→ **Material for the task**
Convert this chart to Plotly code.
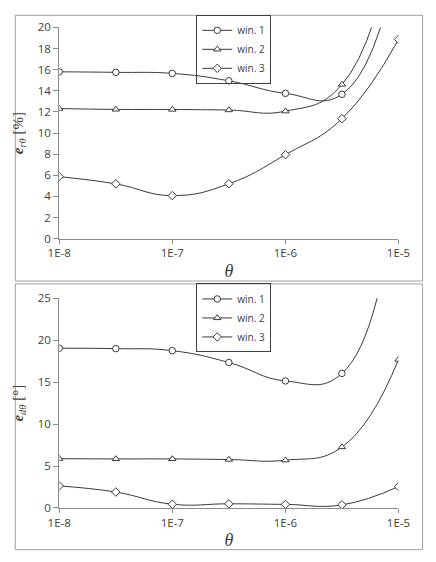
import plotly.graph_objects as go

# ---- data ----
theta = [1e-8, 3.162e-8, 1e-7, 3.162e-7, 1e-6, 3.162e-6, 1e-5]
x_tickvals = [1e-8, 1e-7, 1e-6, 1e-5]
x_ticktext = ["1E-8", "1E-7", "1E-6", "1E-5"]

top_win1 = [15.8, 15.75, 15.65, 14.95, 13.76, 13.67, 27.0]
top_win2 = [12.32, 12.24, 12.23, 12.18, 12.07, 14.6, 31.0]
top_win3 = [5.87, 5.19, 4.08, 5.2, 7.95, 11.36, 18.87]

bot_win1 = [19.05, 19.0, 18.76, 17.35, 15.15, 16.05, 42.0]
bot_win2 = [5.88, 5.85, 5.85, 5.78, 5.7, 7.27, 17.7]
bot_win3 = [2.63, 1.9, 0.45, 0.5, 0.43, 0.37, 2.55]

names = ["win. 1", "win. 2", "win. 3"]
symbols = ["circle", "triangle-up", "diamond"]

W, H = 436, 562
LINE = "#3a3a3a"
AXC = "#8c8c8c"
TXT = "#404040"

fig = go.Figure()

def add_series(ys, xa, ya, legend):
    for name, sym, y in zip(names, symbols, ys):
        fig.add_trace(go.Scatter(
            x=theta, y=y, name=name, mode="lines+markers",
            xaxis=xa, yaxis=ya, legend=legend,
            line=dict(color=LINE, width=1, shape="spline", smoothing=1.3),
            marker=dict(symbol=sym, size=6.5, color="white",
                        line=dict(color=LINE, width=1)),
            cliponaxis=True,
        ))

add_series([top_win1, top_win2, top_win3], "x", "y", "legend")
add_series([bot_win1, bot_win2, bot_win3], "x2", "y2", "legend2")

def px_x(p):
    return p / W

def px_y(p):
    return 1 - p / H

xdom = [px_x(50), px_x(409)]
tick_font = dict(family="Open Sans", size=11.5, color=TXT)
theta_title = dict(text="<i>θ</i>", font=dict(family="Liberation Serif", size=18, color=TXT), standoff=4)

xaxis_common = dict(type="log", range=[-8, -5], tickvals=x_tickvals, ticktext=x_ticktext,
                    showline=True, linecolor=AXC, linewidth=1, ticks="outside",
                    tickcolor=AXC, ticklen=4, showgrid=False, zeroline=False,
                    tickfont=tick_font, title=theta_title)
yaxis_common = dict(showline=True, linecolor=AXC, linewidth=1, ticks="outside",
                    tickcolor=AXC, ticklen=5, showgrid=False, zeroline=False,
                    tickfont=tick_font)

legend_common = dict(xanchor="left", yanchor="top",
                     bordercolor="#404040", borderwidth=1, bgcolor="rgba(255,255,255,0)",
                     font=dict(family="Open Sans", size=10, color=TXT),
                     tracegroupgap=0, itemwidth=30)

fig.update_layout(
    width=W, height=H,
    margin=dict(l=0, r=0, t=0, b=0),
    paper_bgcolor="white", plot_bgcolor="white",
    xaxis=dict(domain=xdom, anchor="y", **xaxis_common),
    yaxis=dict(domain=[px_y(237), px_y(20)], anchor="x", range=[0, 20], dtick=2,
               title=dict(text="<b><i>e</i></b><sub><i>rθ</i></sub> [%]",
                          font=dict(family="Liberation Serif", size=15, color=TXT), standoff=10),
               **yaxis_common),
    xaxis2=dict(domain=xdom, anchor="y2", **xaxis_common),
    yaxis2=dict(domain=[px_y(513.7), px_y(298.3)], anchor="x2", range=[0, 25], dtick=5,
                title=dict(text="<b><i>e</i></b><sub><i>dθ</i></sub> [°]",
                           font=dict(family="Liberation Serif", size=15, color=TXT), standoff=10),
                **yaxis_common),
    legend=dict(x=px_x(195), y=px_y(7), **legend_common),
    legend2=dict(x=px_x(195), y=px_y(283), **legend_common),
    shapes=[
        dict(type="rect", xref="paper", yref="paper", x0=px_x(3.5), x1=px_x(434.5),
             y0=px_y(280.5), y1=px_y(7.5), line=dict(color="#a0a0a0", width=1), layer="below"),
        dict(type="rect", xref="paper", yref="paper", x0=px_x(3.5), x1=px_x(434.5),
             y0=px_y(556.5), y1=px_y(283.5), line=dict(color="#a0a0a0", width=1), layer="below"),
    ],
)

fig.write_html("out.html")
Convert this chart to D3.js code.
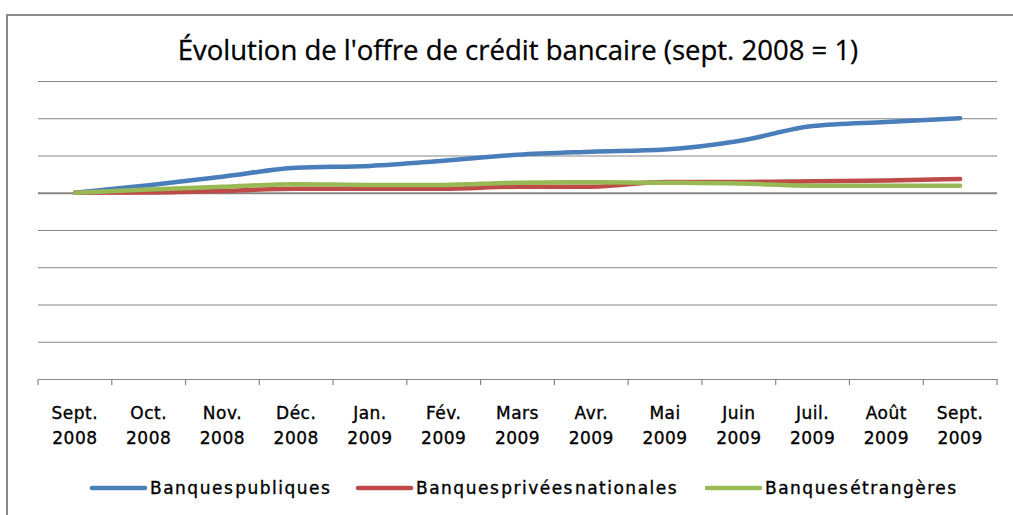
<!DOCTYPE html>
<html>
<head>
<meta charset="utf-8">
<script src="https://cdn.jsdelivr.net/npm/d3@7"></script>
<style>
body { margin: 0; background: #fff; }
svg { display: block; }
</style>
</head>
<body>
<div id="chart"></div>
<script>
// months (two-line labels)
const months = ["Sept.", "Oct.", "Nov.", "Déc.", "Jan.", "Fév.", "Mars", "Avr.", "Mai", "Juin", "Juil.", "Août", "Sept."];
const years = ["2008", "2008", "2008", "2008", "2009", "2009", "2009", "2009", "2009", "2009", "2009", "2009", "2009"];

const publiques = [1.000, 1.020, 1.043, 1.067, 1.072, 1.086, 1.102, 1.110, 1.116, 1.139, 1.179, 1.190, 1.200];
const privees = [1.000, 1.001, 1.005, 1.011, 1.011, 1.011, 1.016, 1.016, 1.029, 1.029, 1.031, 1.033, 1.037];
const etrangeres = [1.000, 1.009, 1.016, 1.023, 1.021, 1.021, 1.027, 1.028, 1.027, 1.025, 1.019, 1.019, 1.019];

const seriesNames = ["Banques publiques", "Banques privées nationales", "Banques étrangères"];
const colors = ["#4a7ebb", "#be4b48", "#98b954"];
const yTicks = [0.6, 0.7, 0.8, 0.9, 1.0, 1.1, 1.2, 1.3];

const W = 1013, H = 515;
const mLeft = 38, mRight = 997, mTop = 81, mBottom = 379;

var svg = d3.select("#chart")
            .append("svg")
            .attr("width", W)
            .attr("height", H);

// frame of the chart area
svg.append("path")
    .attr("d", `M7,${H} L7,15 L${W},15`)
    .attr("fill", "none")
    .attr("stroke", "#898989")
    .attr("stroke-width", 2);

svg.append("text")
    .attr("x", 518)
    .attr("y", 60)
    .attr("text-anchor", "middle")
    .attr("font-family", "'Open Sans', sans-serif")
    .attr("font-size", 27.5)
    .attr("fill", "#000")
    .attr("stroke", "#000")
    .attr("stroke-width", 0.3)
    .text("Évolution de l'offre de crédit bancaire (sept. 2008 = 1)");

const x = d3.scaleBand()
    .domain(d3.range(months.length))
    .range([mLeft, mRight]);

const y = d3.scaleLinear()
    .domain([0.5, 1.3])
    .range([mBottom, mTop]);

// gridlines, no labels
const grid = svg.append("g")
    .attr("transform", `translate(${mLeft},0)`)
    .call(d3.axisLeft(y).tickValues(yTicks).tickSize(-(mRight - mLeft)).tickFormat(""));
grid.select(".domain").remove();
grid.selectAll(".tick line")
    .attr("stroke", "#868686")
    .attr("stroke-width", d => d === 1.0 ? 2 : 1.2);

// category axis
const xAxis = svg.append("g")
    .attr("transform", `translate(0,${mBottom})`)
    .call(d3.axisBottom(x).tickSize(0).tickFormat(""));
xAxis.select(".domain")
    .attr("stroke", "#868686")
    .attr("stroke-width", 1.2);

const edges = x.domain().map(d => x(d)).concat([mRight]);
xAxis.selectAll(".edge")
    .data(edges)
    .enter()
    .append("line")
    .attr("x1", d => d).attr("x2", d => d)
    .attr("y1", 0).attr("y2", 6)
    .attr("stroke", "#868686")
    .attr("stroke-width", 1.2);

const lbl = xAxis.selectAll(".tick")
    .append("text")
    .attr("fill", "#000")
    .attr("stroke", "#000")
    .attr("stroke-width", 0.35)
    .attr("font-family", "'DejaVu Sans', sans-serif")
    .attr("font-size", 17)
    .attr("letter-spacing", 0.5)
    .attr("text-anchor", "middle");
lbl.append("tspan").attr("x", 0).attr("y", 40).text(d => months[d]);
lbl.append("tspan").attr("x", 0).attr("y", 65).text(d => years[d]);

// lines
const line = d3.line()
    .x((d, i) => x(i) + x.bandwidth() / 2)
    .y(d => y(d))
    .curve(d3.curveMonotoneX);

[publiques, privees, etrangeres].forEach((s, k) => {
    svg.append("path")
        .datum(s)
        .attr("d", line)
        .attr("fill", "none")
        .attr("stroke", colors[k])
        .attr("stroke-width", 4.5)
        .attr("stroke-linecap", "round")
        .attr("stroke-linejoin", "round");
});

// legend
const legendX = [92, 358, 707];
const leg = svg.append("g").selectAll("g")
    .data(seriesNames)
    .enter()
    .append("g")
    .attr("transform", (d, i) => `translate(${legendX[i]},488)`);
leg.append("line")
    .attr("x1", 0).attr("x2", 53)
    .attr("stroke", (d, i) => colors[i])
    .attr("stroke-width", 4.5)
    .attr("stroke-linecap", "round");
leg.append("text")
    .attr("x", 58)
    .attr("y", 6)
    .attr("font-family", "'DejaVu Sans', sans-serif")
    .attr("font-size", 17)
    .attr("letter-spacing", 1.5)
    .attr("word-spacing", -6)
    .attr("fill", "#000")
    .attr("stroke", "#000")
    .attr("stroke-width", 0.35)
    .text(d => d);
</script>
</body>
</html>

→ **Goal of the exercise**
Exactly reproduce the run of lines from the start of the listing through the line with "fig = go.Figure()", inclusive; pictures are not copied.

→ **Correct response**
Convert this chart to Plotly code.
import plotly.graph_objects as go

# ---- data ----
theta = [1e-8, 3.162e-8, 1e-7, 3.162e-7, 1e-6, 3.162e-6, 1e-5]
x_tickvals = [1e-8, 1e-7, 1e-6, 1e-5]
x_ticktext = ["1E-8", "1E-7", "1E-6", "1E-5"]

top_win1 = [15.8, 15.75, 15.65, 14.95, 13.76, 13.67, 27.0]
top_win2 = [12.32, 12.24, 12.23, 12.18, 12.07, 14.6, 31.0]
top_win3 = [5.87, 5.19, 4.08, 5.2, 7.95, 11.36, 18.87]

bot_win1 = [19.05, 19.0, 18.76, 17.35, 15.15, 16.05, 42.0]
bot_win2 = [5.88, 5.85, 5.85, 5.78, 5.7, 7.27, 17.7]
bot_win3 = [2.63, 1.9, 0.45, 0.5, 0.43, 0.37, 2.55]

names = ["win. 1", "win. 2", "win. 3"]
symbols = ["circle", "triangle-up", "diamond"]

W, H = 436, 562
LINE = "#3a3a3a"
AXC = "#8c8c8c"
TXT = "#404040"

fig = go.Figure()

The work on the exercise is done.